Study Guide

To Melancholy Sadness

By Charlotte Smith

Sadness

I love to listen to the hollow sighs (3)

The speaker has odd taste, to say the least. She doesn't like listening to birds singing or the river babbling. Nope, she likes listening to the sighing of the wind. And these aren't just any sighs. They're hollow sighs. So the sighs are empty and devoid of meaning. This is one mopey speaker!

Strange sounds are heard, and mournful melodies,
As of night wanderers, who their woes bewail! (7-8)

The speaker imagines that she can hear funny music on the wind, ghostly music. And check out all the alliteration in these lines: the repeated S of "strange sounds," the repeated M of "mournful melodies," and the repeated W of "wanderers who their woes bewail." Those letters in particular make a kind of windy, sighing sound. Appropriate for ghostly music, don't ya think?

Here, by his native stream, at such an hour,
Pity's own Otway I methinks could meet,
And hear his deep sighs swell the sadden'd wind! (9-11)
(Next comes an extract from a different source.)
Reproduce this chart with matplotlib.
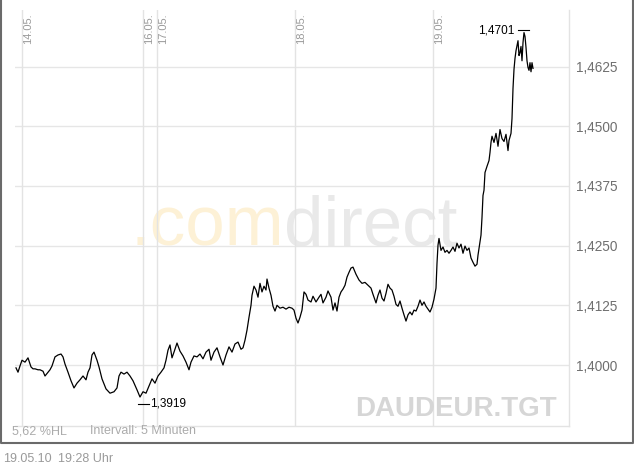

The speaker imagines that she could meet the ghost of the poet Thomas Otway, since he grew up around these parts. What would the ghost of Thomas Otway be doing down by the river, anyway? What do all good poets do when they're down by the river? They sigh and feel melancholy, obviously.

O Melancholy!--such thy magic power,
That to the soul these dreams are often sweet,
And soothe the pensive visionary mind! (12-14)

The speaker finally addresses melancholy directly here in the last few lines. She says that melancholy actually soothes her mind and soul when she's feeling pensive. Kind of like how we like to listen to sad songs on repeat when we're feeling mopey. The speaker doesn't have an iPod, so she just goes down to the river and listens to the sighing of the wind.